Rust specifically because it has the zero-overhead safety properties via the borrow checker. This is something that no other safe language has, as far as I know. They generally either make you deal with a GC if you want safety, or deal with raw pointers and manual memory management if you want low overhead.
And the borrow checker, along with move semantics by default and the Send and Sync traits, help with several other aspects of safety as well; the Send and Sync traits encode information on what can safely be moved or shared between threads, and move semantics by default (and checked by the compiler, instead of at runtime as in C++), make it easier to encode state transitions on objects in ways that you can't try to perform operations on an invalid state.
But as others point out, Zircon, the Fuchsia kernel, was written before Rust 1.0 was released, and even after Rust 1.0 was released and stable it was still a bit rough to work with for a little while.
If you were starting a new project from scratch today, I'd seriously ask why not Rust, though of course there are other reasons why you might not choose it. But given the history, and how new Rust was at the time when this project was started, it makes a lot of sense.
>If you were starting a new project from scratch today, I'd seriously ask why not Rust, though of course there are other reasons why you might not choose it. But given the history, and how new Rust was at the time when this project was started, it makes a lot of sense.
While I'm not saying that rust is bad, Rust as a kernel language won't help you here. The simple proof is that Redox-os (which is a microkernel built in Rust) was found with the same class of bugs your average OS had.
> The simple proof is that Redox-os (which is a microkernel built in Rust) was found with the same class of bugs your average OS had.
Source? I haven't heard about these vulnerabilities.
In a kernel, there are several places where Rust won't help you. There are certain things you have to do that are going to need unsafe code, and need to be audited just as much as code written in any other language. The kernel is also a place ripe for logical vulnerabilities to creep in; it is the main arbiter of what is allowed and is not allowed from processes, so many possible vulnerabilities are logical, not memory safety issues.

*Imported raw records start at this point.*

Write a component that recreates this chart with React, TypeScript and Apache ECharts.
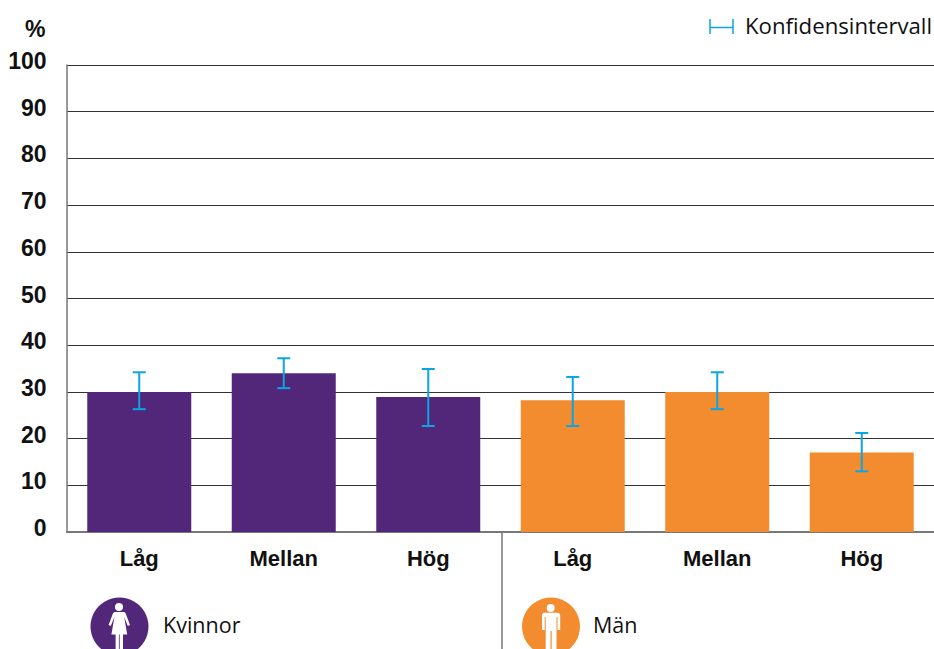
import React, { useEffect, useRef } from "react";
import * as echarts from "echarts";

const categories = ["Låg", "Mellan", "Hög", "Låg", "Mellan", "Hög"];
const values = [30, 34, 28.9, 28.2, 30, 17];
const lows = [26.3, 30.8, 22.7, 22.7, 26.3, 13];
const highs = [34.2, 37.2, 34.9, 33.2, 34.2, 21.2];
const barColors = ["#52277a", "#52277a", "#52277a", "#f28c2f", "#f28c2f", "#f28c2f"];
const groupLabels = ["Kvinnor", "Män"];
const legendLabel = "Konfidensintervall";
const unitLabel = "%";

const PURPLE = "#52277a";
const ORANGE = "#f28c2f";
const BLUE = "#0ba5e6";
const FONT = '"Liberation Sans", Arial, sans-serif';
const THIN = '"Open Sans", sans-serif';

const female =
  "M119 603a4 4 0 1 1 0 8a4 4 0 1 1 0 -8z M114.500 612h9c1 0 1.800.600 2.200 1.500l4.300 11.500l-2.200 1l-3.600-9l3 17.500h-4.200v15h-3.300v-15h-.800v15h-3.300v-15h-4.200l3-17.500l-3.600 9l-2.200-1l4.300-11.500c.400-.900 1.200-1.500 2.600-1.500z";
const male =
  "M550.700 604a4 4 0 1 1 0 8a4 4 0 1 1 0 -8z M544 612.800h13.400c1.600 0 2.800 1.200 2.800 2.800v14.400h-2.700v-13h-1v32h-4.800v-18h-1.200v18h-4.800v-32h-1v13h-2.700v-14.400c0-1.600 1.200-2.800 2-2.800z";
echarts.graphic.registerShape("femaleIcon", echarts.graphic.extendPath(female, {}));
echarts.graphic.registerShape("maleIcon", echarts.graphic.extendPath(male, {}));

export default function App() {
  const ref = useRef<HTMLDivElement>(null);
  useEffect(() => {
    const chart = echarts.init(ref.current!, undefined, { renderer: "svg" });
    chart.setOption({
      animation: false,
      grid: { left: 67, right: 0, top: 65, bottom: 117, containLabel: false },
      xAxis: {
        type: "category",
        data: categories,
        axisTick: { show: false },
        axisLine: { lineStyle: { color: "#777", width: 2 } },
        axisLabel: {
          interval: 0,
          color: "#111",
          fontFamily: FONT,
          fontWeight: "bold",
          fontSize: 22,
          margin: 15,
        },
      },
      yAxis: {
        type: "value",
        min: 0,
        max: 100,
        interval: 10,
        axisLine: { show: true, lineStyle: { color: "#777", width: 1.5 } },
        axisTick: { show: false },
        splitLine: { lineStyle: { color: "#333", width: 1 } },
        axisLabel: {
          color: "#111",
          fontFamily: FONT,
          fontWeight: "bold",
          fontSize: 23,
          margin: 20.5,
          lineHeight: 8,
          verticalAlign: "bottom",
        },
      },
      series: [
        {
          type: "bar",
          barWidth: 104,
          data: values.map((v, i) => ({ value: v, itemStyle: { color: barColors[i] } })),
          z: 2,
        },
        {
          type: "custom",
          z: 3,
          data: categories.map((_, i) => [i, lows[i], highs[i]]),
          encode: { x: 0, y: [1, 2] },
          renderItem: (_p: any, api: any) => {
            const x = api.coord([api.value(0), 0])[0];
            const lo = api.coord([api.value(0), api.value(1)])[1];
            const hi = api.coord([api.value(0), api.value(2)])[1];
            const style = { stroke: BLUE, lineWidth: 2, fill: "none" };
            const line = (x1: number, y1: number, x2: number, y2: number) => ({
              type: "line",
              shape: { x1, y1, x2, y2 },
              style,
            });
            return {
              type: "group",
              children: [
                line(x, lo, x, hi),
                line(x - 6.5, lo, x + 6.5, lo),
                line(x - 6.5, hi, x + 6.5, hi),
              ],
            };
          },
        },
      ],
      graphic: [
        { type: "text", x: 25, y: 17, style: { text: unitLabel, font: `bold 23px ${FONT}`, fill: "#111" } },
        { type: "line", shape: { x1: 710, y1: 27.5, x2: 733, y2: 27.5 }, style: { stroke: BLUE, lineWidth: 1.5 } },
        { type: "line", shape: { x1: 710, y1: 19, x2: 710, y2: 34 }, style: { stroke: BLUE, lineWidth: 1.5 } },
        { type: "line", shape: { x1: 733, y1: 19, x2: 733, y2: 34 }, style: { stroke: BLUE, lineWidth: 1.5 } },
        { type: "text", x: 745, y: 14, style: { text: legendLabel, font: `400 22.200px ${THIN}`, fill: "#111" } },
        { type: "line", shape: { x1: 502, y1: 532, x2: 502, y2: 649 }, style: { stroke: "#777", lineWidth: 1.5 } },
        { type: "circle", shape: { cx: 119.500, cy: 626.500, r: 29 }, style: { fill: PURPLE } },
        { type: "femaleIcon", style: { fill: "#fff" } },
        { type: "text", x: 163, y: 613, style: { text: groupLabels[0], font: `400 21.500px ${THIN}`, fill: "#111" } },
        { type: "circle", shape: { cx: 551, cy: 626.500, r: 29 }, style: { fill: ORANGE } },
        { type: "maleIcon", style: { fill: "#fff" } },
        { type: "text", x: 593, y: 613, style: { text: groupLabels[1], font: `400 21.500px ${THIN}`, fill: "#111" } },
      ],
    });
    return () => chart.dispose();
  }, []);
  return <div ref={ref} style={{ position: "absolute", left: 0, top: 0, width: 934, height: 649 }} />;
}
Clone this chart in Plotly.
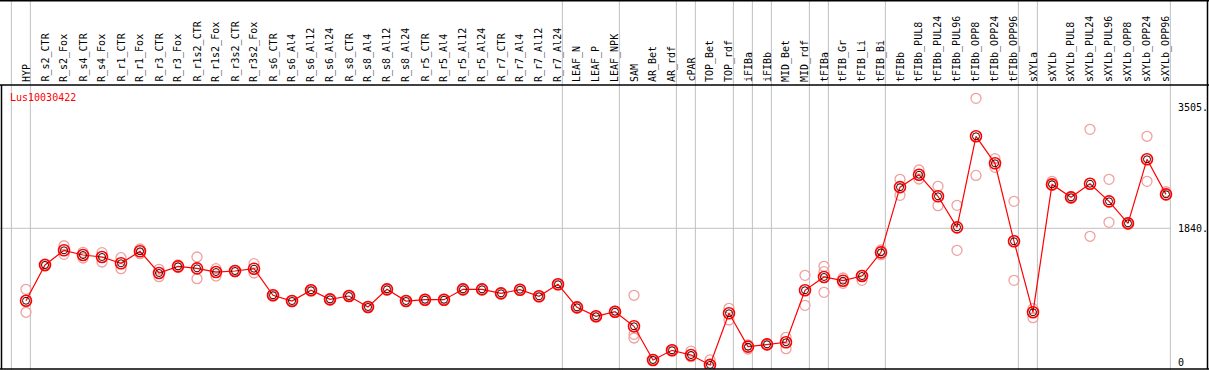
import plotly.graph_objects as go

categories = ["HYP", "R_s2_CTR", "R_s2_Fox", "R_s4_CTR", "R_s4_Fox", "R_r1_CTR", "R_r1_Fox",
              "R_r3_CTR", "R_r3_Fox", "R_r1s2_CTR", "R_r1s2_Fox", "R_r3s2_CTR", "R_r3s2_Fox",
              "R_s6_CTR", "R_s6_Al4", "R_s6_Al12", "R_s6_Al24", "R_s8_CTR", "R_s8_Al4",
              "R_s8_Al12", "R_s8_Al24", "R_r5_CTR", "R_r5_Al4", "R_r5_Al12", "R_r5_Al24",
              "R_r7_CTR", "R_r7_Al4", "R_r7_Al12", "R_r7_Al24", "LEAF_N", "LEAF_P", "LEAF_NPK",
              "SAM", "AR_Bet", "AR_rdf", "cPAR", "TOP_Bet", "TOP_rdf", "iFIBa", "iFIBb",
              "MID_Bet", "MID_rdf", "tFIBa", "tFIB_Gr", "tFIB_Li", "tFIB_Bi", "tFIBb",
              "tFIBb_PUL8", "tFIBb_PUL24", "tFIBb_PUL96", "tFIBb_OPP8", "tFIBb_OPP24",
              "tFIBb_OPP96", "sXYLa", "sXYLb", "sXYLb_PUL8", "sXYLb_PUL24", "sXYLb_PUL96",
              "sXYLb_OPP8", "sXYLb_OPP24", "sXYLb_OPP96"]

mean_values = [843, 1335, 1537, 1472, 1445, 1358, 1523, 1225, 1316, 1289, 1238, 1252, 1284,
               918, 839, 987, 862, 908, 757, 1000, 839, 857, 857, 1000, 1000, 945, 995, 904,
               1069, 752, 629, 692, 491, 28, 161, 96, -40, 670, 211, 243, 271, 987, 1170,
               1119, 1183, 1509, 2406, 2577, 2280, 1853, 3106, 2734, 1661, 684, 2444, 2266,
               2453, 2211, 1908, 2789, 2307]

rep_high = [1000, 1350, 1600, 1509, 1504, 1435, 1555, 1275, 1335, 1445, 1284, 1262, 1353,
            925, 845, 995, 870, 915, 765, 1010, 845, 865, 865, 1010, 1005, 950, 1000, 910,
            1075, 760, 635, 700, 918, 35, 170, 151, 28, 739, 234, 250, 340, 1193, 1316,
            1156, 1190, 1541, 2514, 2642, 2418, 2156, 3628, 2798, 2211, 734, 2486, 2275,
            3202, 2514, 1915, 3106, 2343]

rep_low = [684, 1320, 1482, 1431, 1376, 1284, 1490, 1174, 1300, 1146, 1183, 1245, 1225,
           910, 832, 980, 855, 900, 750, 992, 832, 850, 850, 992, 995, 940, 990, 898,
           1062, 745, 622, 685, 381, 20, 155, 73, -40, 578, 179, 236, 183, 780, 959,
           1083, 1124, 1477, 2294, 2518, 2151, 1537, 2568, 2679, 1124, 610, 2430, 2258,
           1730, 1922, 1900, 2486, 2300]

rep_extra_idx = [32, 42]
rep_extra_val = [330, 1243]

group_breaks = [-1, 0, 28, 31, 34, 35, 37, 38, 39, 41, 42, 45, 52, 53, 60]

y_ticks = [3505, 1840, 0]
y_tick_labels = ["3505.", "1840.", "0"]
gene_name = "Lus10030422"

W, H = 1209, 370
X0_PX, STEP_PX = 26, 19          # pixel of first category, pixels per category
PLOT_TOP, PLOT_BOT = 85, 369     # plot area in pixels
ZERO_PX, PX_PER_UNIT = 362, 0.07267

x_rng = [-X0_PX / STEP_PX, (W - X0_PX) / STEP_PX]
y_rng = [(ZERO_PX - PLOT_BOT) / PX_PER_UNIT, (ZERO_PX - PLOT_TOP) / PX_PER_UNIT]

idx = list(range(len(categories)))
rep_x = idx + idx + rep_extra_idx
rep_y = rep_high + rep_low + rep_extra_val

MONO = "DejaVu Sans Mono"

fig = go.Figure()
fig.add_trace(go.Scatter(
    x=rep_x, y=rep_y, mode="markers",
    marker=dict(symbol="circle-open", size=10, color="#f0a0a0", line=dict(width=1.3)),
    hoverinfo="skip"))
fig.add_trace(go.Scatter(
    x=idx, y=mean_values, mode="lines+markers",
    line=dict(color="#ff0000", width=1.2),
    marker=dict(symbol="circle-open", size=11, color="#ff0000", line=dict(width=1.6)),
    hoverinfo="skip"))
fig.add_trace(go.Scatter(
    x=idx, y=mean_values, mode="markers",
    marker=dict(symbol="circle-open", size=7, color="#300000", line=dict(width=1)),
    hoverinfo="skip"))

shapes = []
for g in group_breaks:
    shapes.append(dict(type="line", xref="x", yref="paper", x0=g + 0.23, x1=g + 0.23,
                       y0=0, y1=1, line=dict(color="#c0c0c0", width=1), layer="below"))
shapes.append(dict(type="line", xref="x", yref="y", x0=x_rng[0], x1=group_breaks[-1] + 0.23,
                   y0=y_ticks[1], y1=y_ticks[1], line=dict(color="#c0c0c0", width=1),
                   layer="below"))


def py(p):
    return 1 - p / H


def px(p):
    return p / W


black = dict(color="black", width=1.5)
shapes += [
    dict(type="line", xref="paper", yref="paper", x0=0, x1=1, y0=py(0.7), y1=py(0.7), line=black),
    dict(type="line", xref="paper", yref="paper", x0=0, x1=1, y0=py(PLOT_TOP), y1=py(PLOT_TOP), line=black),
    dict(type="line", xref="paper", yref="paper", x0=0, x1=1, y0=py(PLOT_BOT), y1=py(PLOT_BOT), line=black),
    dict(type="line", xref="paper", yref="paper", x0=px(1.5), x1=px(1.5), y0=py(PLOT_TOP), y1=py(PLOT_BOT), line=black),
    dict(type="line", xref="paper", yref="paper", x0=px(1207.5), x1=px(1207.5), y0=py(0), y1=py(PLOT_BOT), line=black),
]

annotations = []
for i, c in enumerate(categories):
    annotations.append(dict(x=i, xref="x", y=py(PLOT_TOP - 2), yref="paper", text=c,
                            textangle=-90, showarrow=False, xanchor="center", yanchor="bottom",
                            borderpad=0, font=dict(family=MONO, size=10, color="black")))
for v, t in zip(y_ticks, y_tick_labels):
    annotations.append(dict(x=px(1177), xref="paper", y=v, yref="y", text=t, showarrow=False,
                            xanchor="left", yanchor="middle", borderpad=0,
                            font=dict(family=MONO, size=10, color="black")))
annotations.append(dict(x=px(9), xref="paper", y=py(97), yref="paper", text=gene_name,
                        showarrow=False, xanchor="left", yanchor="middle", borderpad=0,
                        font=dict(family=MONO, size=10, color="#ff0000")))

fig.update_layout(
    width=W, height=H, autosize=False,
    margin=dict(l=0, r=0, t=0, b=0),
    paper_bgcolor="white", plot_bgcolor="rgba(0,0,0,0)",
    showlegend=False, hovermode=False,
    xaxis=dict(range=x_rng, visible=False, fixedrange=True, domain=[0, 1]),
    yaxis=dict(range=y_rng, visible=False, fixedrange=True,
               domain=[py(PLOT_BOT), py(PLOT_TOP)]),
    shapes=shapes, annotations=annotations,
)

fig.write_html("out.html", config={"displayModeBar": False},
               post_script="document.body.style.margin='0';document.body.style.overflow='hidden';")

On the other hand, when a kernel gets complex enough, there are places where memory safety or thread safety issues can come up even in code which doesn't require particular unsafe features and which is not involved in a security role; just things like manipulating complex data structures in multiple threads. This kind of code is the kind of code in which Rust can help catch issues; and it definitely still happens even when very good programmers, with good code review, work on the kernel.
Rust is not a panacea; it is not a cure-all. But it reduces the attack surface considerably, by containing the amount of code that is exposed to certain very common classes of bugs.